Back in the room, the duke and I begin the preamble — small talk. He seems at ease, fascinated by the mechanics of the whole process, laughing at the number of cameras Keith and Jonathan have set up. The sound engineer, Paul Cutler, comes to mike me up. The duke notices a trail of a wire from my jacket and is looking pained. His engineering brain has kicked in and it seems to him really obvious the wire should be on the other side, tucked around the opposite edge of the chair so it won’t stick out. He starts directing the mike placement until the cameraman and the sound engineer are following his orders. He finally sits back, satisfied that he has solved a technical conundrum for the team. He does not seem particularly nervous. He doesn’t seem like a man who’s about to decide his own fate in an on-camera interview.

We start to roll. My opening question must be broad and encouraging. But it must also nod to how extraordinary this moment is. We are in the heart of Buckingham Palace and we are interviewing a senior member of the royal family about his paedophile friend Jeffrey Epstein and his own sexual conduct. The grandeur and splendour of the setting are throughly out of kilter with the seediness of the subject.

He doesn’t seem like a man who’s about to decide his own fate in an on-camera interview.

“Your Royal Highness,” I begin, “we’ve come to Buckingham Palace in highly unusual circumstances. Normally we would be discussing your work and duty. Today you’ve chosen to speak up for the first time. Why have you decided to talk now?”

I’m expecting him to embark on a long ramble about his work and his royal duty. But he doesn’t. He does something that stops me in my tracks. He just answers the question directly. “Because there is no good time to talk about Mr Epstein and all things associated, and we’ve been talking to Newsnight for about six months …”

Memory Lapse

The elephant, it seems, has joined us. Right from the word go. And it is a relief to me to hear the name said out loud, an acknowledgment we are both here to discuss the thing we knew we must. And thus begins the most extraordinary encounter of my professional life. A man who has not talked publicly on this subject for a decade has now been permitted to do so and won’t stop.

He tells of their friendship, and what he got from it. Tells of Ghislaine Maxwell, and how she had been the initial link. And he is vehement in the denials of his own wrongdoing. He cannot ever remember meeting Roberts, he tells me. I am trying to understand if he knows he didn’t or if he just can’t remember. It seems a vital difference. And I need to hear which he believes.

He pauses, thinks briefly, and tells me: “No, I have … I don’t know if I’ve met her, but no, I have no recollection of meeting her.”

Other things bring more clarity. He has come prepared to admit that he made a grave error of judgment — staying with Epstein after his conviction. He let the side down. “The side” being Buckingham Palace and all it stands for. But when I ask if he regrets the Epstein friendship I get a breathtakingly candid “no”.

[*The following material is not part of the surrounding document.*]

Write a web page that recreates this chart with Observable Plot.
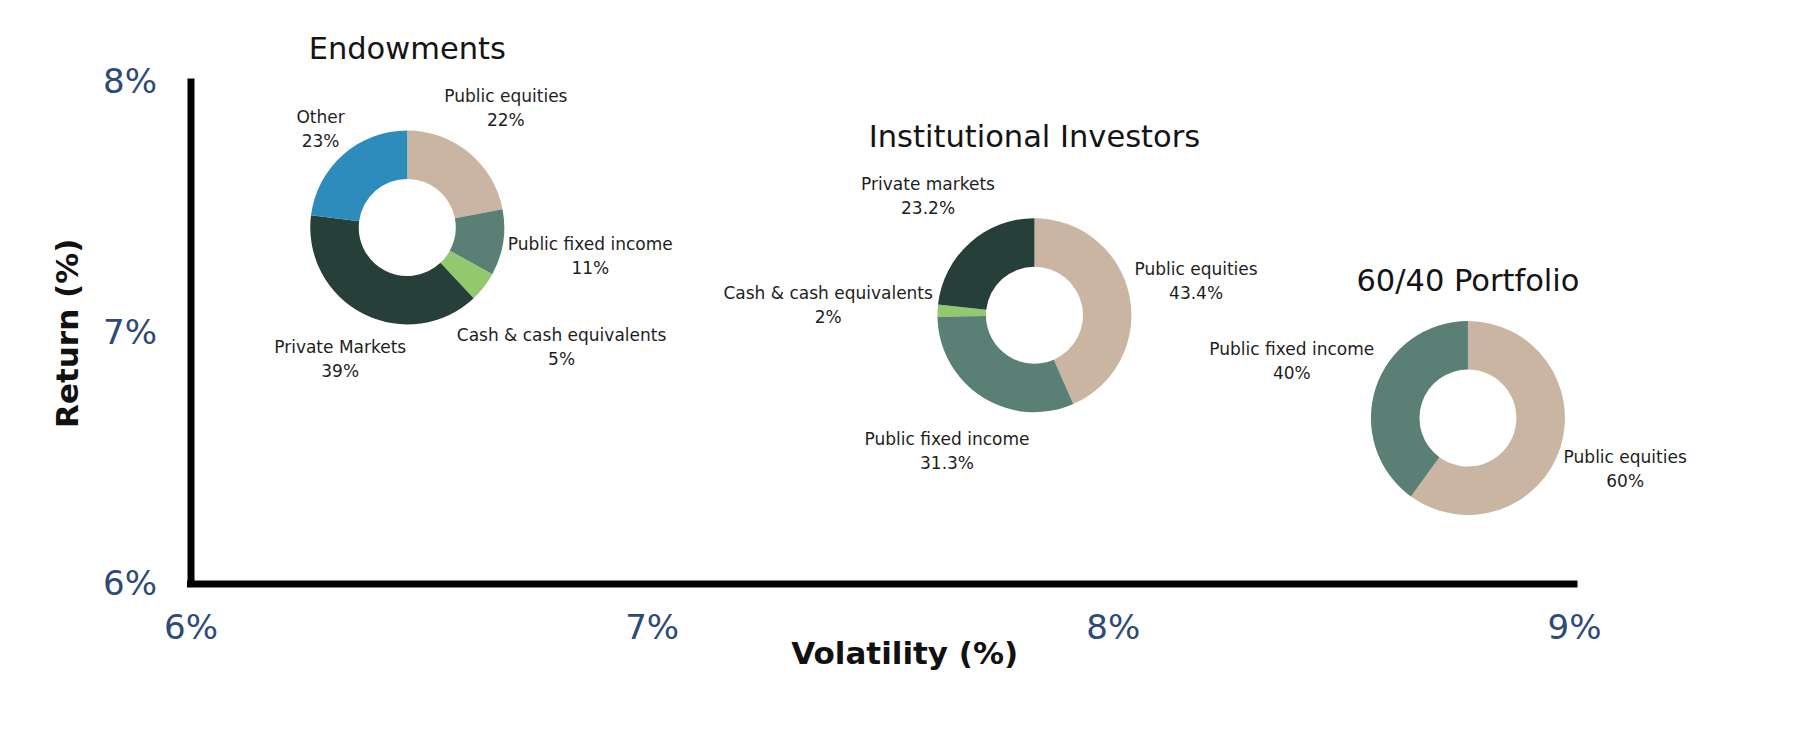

He talks about the “opportunities that I was given to learn by him” and he tells me he’s guided by honourable behaviour, by which I think he means that you can’t break up with a mate (who is a convicted paedophile) without doing it in person. He must have known what Epstein was like, I press. Roberts’s legal team has said that you “could not be around Epstein and not know”. The duke reminds me that he was a patron of the NSPCC. He would recognise “what the things were to look for”. He swears he never saw them.

But when I ask if he regrets the Epstein friendship I get a breathtakingly candid “no”.

By now his words will have been pounced on and poured over. Bitten off, spat out. Chewed and, maybe, swallowed. People will make their own minds up about what they heard and saw. And some minds will have been made up long before they even saw him speak to me.

In person he is courteous, affable and eager to please. There is no question that he shies away from, no issue with which he refuses to engage. Indeed, I reflect afterwards that there have been more riders and red lines drawn in the interviews I’ve done with C-list celebrities and backbench politicians than with the Queen’s reportedly favourite son.

From an interviewer’s perspective he has been everything you could ask. Approachable and expansive, polite and generous with his time. He has given me fresh detail, new thoughts and told me things I had certainly never heard before. It is what we want from every encounter. It is what we long to hear.

The Crown Avoids The Crown

Our news world is so often full of bland figures trying willfully to be more bland. Say nothing. Avoid scrutiny. Dodge and deviate from every question asked. And whatever comes of this, I must admit to respecting an interviewee who is prepared to approach head-on every single thing that he is asked.

As we part, he walks me back down the Marble Hall until we stop at a statue of Prince Albert. “The first royal entrepreneur,” he tells me proudly. “Next time you come, we will talk about [his entrepreneurs’ initiative] Pitch at Palace.” It nods to the fact he feels he can now get on with the work he loves. But I probably shouldn’t wait by the phone.

Back in the south drawing room I collect my bags. The floor is being transformed by palace workmen. It looks for a minute as if railway tracks are going down. The kind young woman who has shown us in sees my confusion. “It’s for the Buckingham Palace cinema,” she tells me. “All the people who work here come along. It’s Judy tonight if you want to stay.” But my day has already hit peak surreal and I think I need to disappear.

“Perhaps you want to get everyone along for Sunday,” I say. “It’s the new series of The Crown.” She looks momentarily apologetic. “We had Downton Abbey last week. But we don’t do The Crown here.” With that, finally, it feels time for me to leave.